Farewell Ondine
We lost Ondine Sherwood this week, co-founder of Long Covid SOS, but more importantly the captain of our lifeboat. The logo of our patient-led campaign group is a life preserver. But to most of us, it felt like Ondine was on the lifeboat throwing them to us.
It's been five years since many of us first got sick. And today is Long Covid Awareness Day.
Five years ago few of us were aware of post-viral conditions. Some of us had really traumatic acute infections, some of us didn't even fit the official symptom list and concluded on our own we had Covid. But all of us started feeling a real sense of disquiet and growing panic as our symptoms came back over and over again, or persisted after the initial two weeks.
Ondine and many of the core group of Long Covid SOS found each other on Body Politic, an online support group created by Fiona Lowenstein and queer activist friends in the US. Ondine had seen Fiona's emergency flare fired off in the New York Times.
The UK channel of Body Politic became a place of genuine friendship straight away. Knowing we weren't alone was so massive. All of us were coping in different ways, given there was no help for us in the official system. It became clear that only a handful of people had the energy or inclination to become activists. Ondine was the most visible.
In 2023, she told the story eloquently to the Covid Inquiry.
During those days, I was very concerned with the employees of the small organisation I'd founded. To be honest, my life was unraveling, and I barely had time to come to terms with it. But it gave me great comfort that Ondine (and others) were doing exactly what I would be doing if I could.
From early on, I remember listening to Ondine and trying to help her navigate through tough personal dynamics amongst a group of traumatised and ill campaigners. I remember cheering for her, and letting her know that persistence and relentless tail-wagging would eventually get us where we needed to go.

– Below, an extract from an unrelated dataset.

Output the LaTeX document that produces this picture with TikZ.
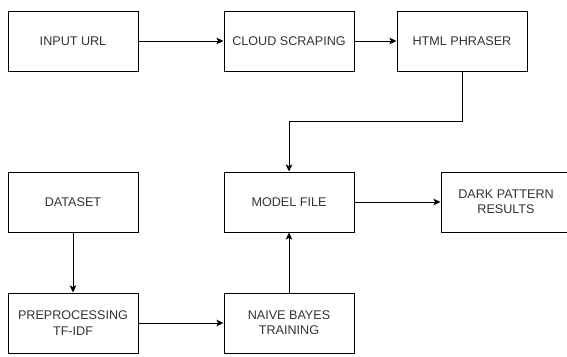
\documentclass[tikz,border=0pt]{standalone}
\usepackage{fontspec}
\setmainfont{Liberation Sans}
\usetikzlibrary{arrows.meta}
\definecolor{txt}{HTML}{333333}
\tikzset{
  box/.style={draw=black, line width=1pt, minimum width=130pt, minimum height=60pt, inner sep=0pt,
    align=center, text=txt, font=\fontsize{12.6}{15.3}\selectfont},
  conn/.style={draw=black, line width=1pt, -{Stealth[length=7pt,width=6.5pt,inset=1.5pt]}}
}
\begin{document}
\begin{tikzpicture}[x=1pt,y=-1pt]
\useasboundingbox (0,0) rectangle (567,356);
\clip (0,0) rectangle (567,356);
\node[box] (url) at (73,41) {INPUT URL};
\node[box] (cloud) at (289,41) {CLOUD SCRAPING};
\node[box] (html) at (462,41) {HTML PHRASER};
\node[box] (data) at (73,202) {DATASET};
\node[box] (model) at (289,202) {MODEL FILE};
\node[box] (dark) at (506,202) {DARK PATTERN\\RESULTS};
\node[box] (pre) at (73,323) {PREPROCESSING\\TF-IDF};
\node[box] (nb) at (289,323) {NAIVE BAYES\\TRAINING};
\coordinate (bend1) at (462,121);
\coordinate (bend2) at (289,121);
\draw[conn] (url) -- (cloud);
\draw[conn] (cloud) -- (html);
\draw[conn] (html.south) -- (bend1) -- (bend2) -- (model.north);
\draw[conn] (model) -- (dark);
\draw[conn] (data) -- (pre);
\draw[conn] (pre) -- (nb);
\draw[conn] (nb) -- (model);
\end{tikzpicture}
\end{document}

She was able to build a functioning charity, with extremely limited financial resources, but more importantly build an activist team that revived the caring spirit of our support group. And she had a massive impact in everything she did.
Among us spoonies, Ondine shone as someone with a seemingly limitless fount of spoons. (She did struggle with her health, and occasionally need to rest.) She loved to go deep, to network and probe for new possibilities. And she wouldn't take shit from anybody. All things I identified with – that is, the pre-sick me.

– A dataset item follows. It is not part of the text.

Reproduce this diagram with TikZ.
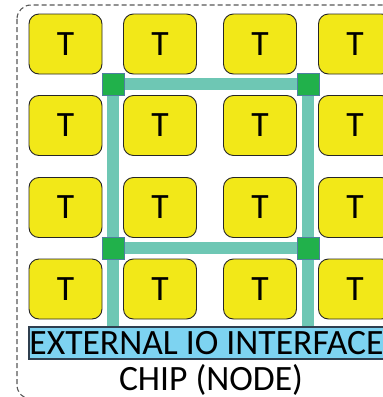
\documentclass[tikz,border=0pt]{standalone}
\usepackage{fontspec}
\setmainfont{Carlito}
\definecolor{tileyellow}{HTML}{F2E818}
\definecolor{routergreen}{HTML}{21B14B}
\definecolor{routeredge}{HTML}{4F7FA0}
\definecolor{linkteal}{HTML}{6EC7B4}
\definecolor{iobluefill}{HTML}{7DD3F1}
\definecolor{ioedge}{HTML}{2F3F4F}
\begin{document}
\begin{tikzpicture}[x=1pt,y=-1pt,
  bigtext/.style={font=\fontsize{35.6}{40}\selectfont},
  tile/.style={draw=black!85, line width=0.9pt, fill=tileyellow, rounded corners=10pt,
    minimum width=73pt, minimum height=60pt, inner sep=0pt, bigtext},
  router/.style={draw=routeredge, line width=0.9pt, fill=routergreen,
    minimum size=22pt, inner sep=0pt},
  link/.style={draw=linkteal, line width=12pt},
  iobar/.style={draw=ioedge, line width=1.2pt, fill=iobluefill,
    minimum width=355pt, minimum height=32pt,
    inner xsep=0pt, inner ysep=0pt, bigtext},
  frame/.style={draw=black!65, line width=1.1pt, dash pattern=on 5pt off 3pt, rounded corners=14pt}
]
\useasboundingbox (0,0) rectangle (383,397);
\clip (0,0) rectangle (383,397);
\fill[white] (0,0) rectangle (383,397);
% chip outline
\draw[frame] (17,5) rectangle (430,399);
% tiles
\foreach \c/\x in {1/65.5,2/160,3/260,4/355}{
  \foreach \r/\y in {1/44,2/125.5,3/207.5,4/289}{
    \node[tile] (t\r\c) at (\x,\y) {T};
  }
}
% IO bar
\node[iobar] (io) at (206.5,343) {EXTERNAL IO INTERFACE};
% routers
\node[router] (r1) at (113,84) {};
\node[router] (r2) at (308,84) {};
\node[router] (r3) at (113,248) {};
\node[router] (r4) at (308,248) {};
% links
\draw[link] (r1) -- (r2);
\draw[link] (r3) -- (r4);
\draw[link] (r1) -- (r3);
\draw[link] (r2) -- (r4);
\draw[link] (r3.south) -- (r3.south |- io.north);
\draw[link] (r4.south) -- (r4.south |- io.north);
% routers on top of links
\node[router] at (r1) {};
\node[router] at (r2) {};
\node[router] at (r3) {};
\node[router] at (r4) {};
% chip label
\node[anchor=base, bigtext, inner sep=0pt] (chip) at (211,390) {CHIP (NODE)};
\end{tikzpicture}
\end{document}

But talking to her was like opening a firehose! I became conscious that I actually needed to pace myself in engaging with Ondine and our campaign. This was a recurrent source of grief and regret for me, as my natural inclination would have been to charge the barricades with her, hand in hand.
Now, looking back, I am experiencing a deep sense of loss for not just sweeping away all of my other obligations and dedicating myself to our cause and our friendship. But if I wasn't trying to safeguard what little health and energy I had, I was forced to continue to work to earn money.

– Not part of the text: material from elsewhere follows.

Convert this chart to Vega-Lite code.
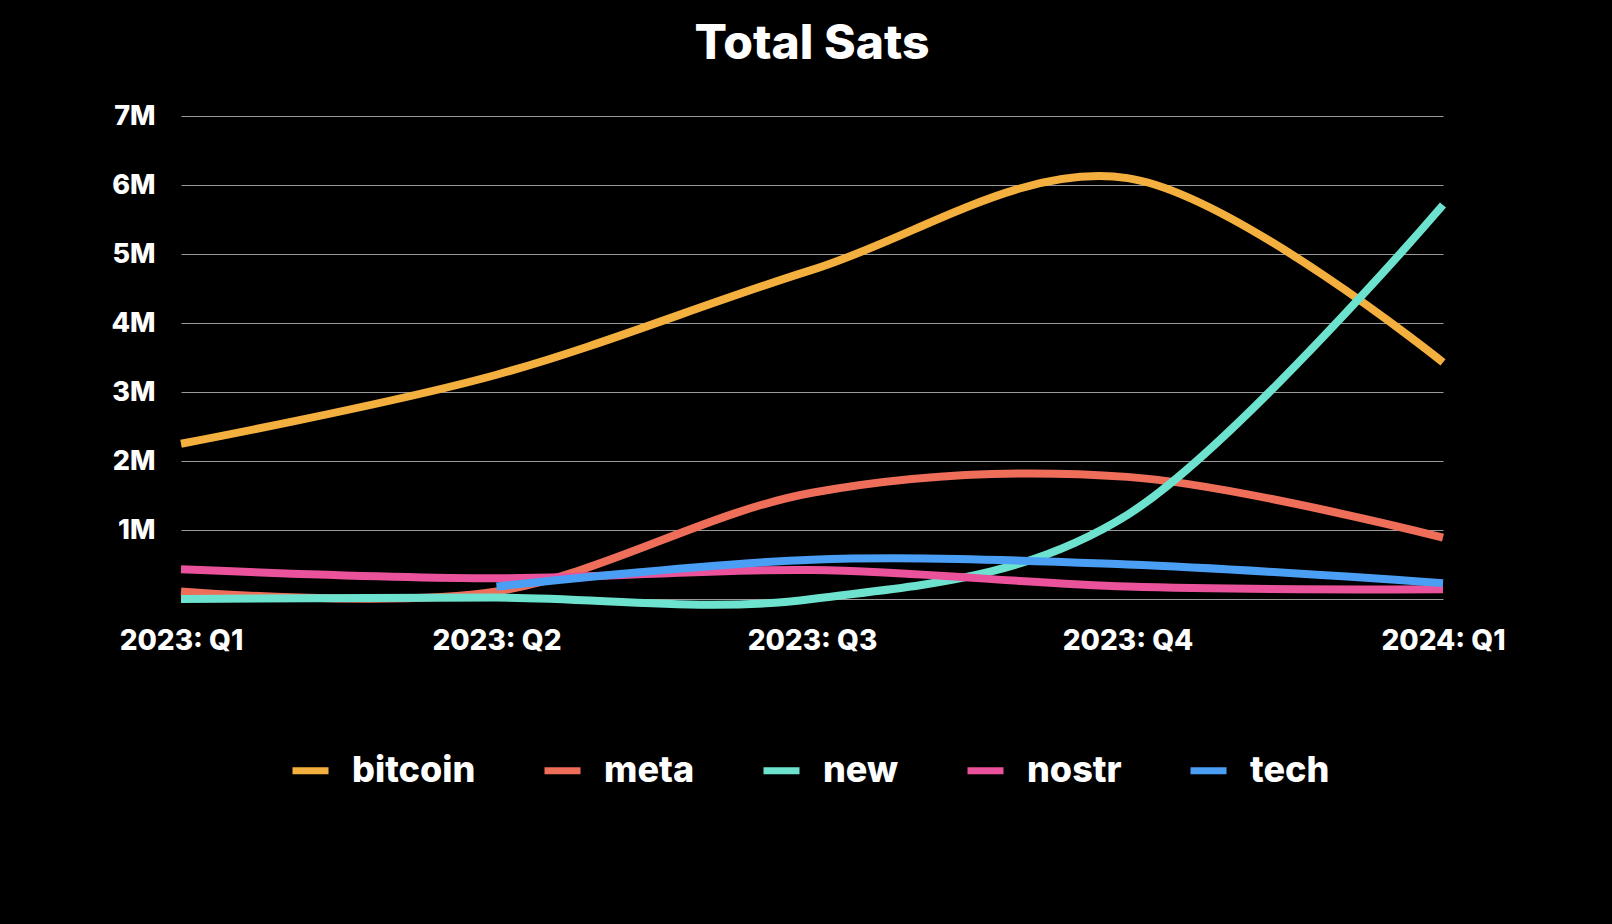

That said, I did have lots of good laughs with Ondine, about family, pets (she kept beautiful hens), politics, part-time paid work, the media... We were friends, she felt like a close friend even though I only met her three times in person. I will always remember her laugh, and her move to sweep back her long hair.
At a certain point, we learned Ondine was battling a bigger illness than Long Covid. Later, we learned our time together would be limited. But we never imagined we would lose her as fast as we did. It came as a real shock to us.
My last messages to Ondine were utterly insufficient – my last chats to her, focused on helping with continuing her legacy. But I feel lucky to have been able to give her a big long hug at the end of January.
I promised her I would do everything possible to resource the group and find somebody to take a front-person role, something I could not do.
And just as we pass this five year milestone, and it feels we have been entirely written out of the history of the pandemic and forgotten by our government and wider society, we are in mourning. We are floating in our lifeboat, knowing that we all made it to this point thanks to Ondine. And like Ondine, we will be tenacious, rigorous, never give up, and never forget to laugh.
I'd like to express my gratitude to Ondine's family, who were probably sometimes baffled by her dedication to our cause but supported and loved her. She loved them so much. Our whole community is sending love to them now.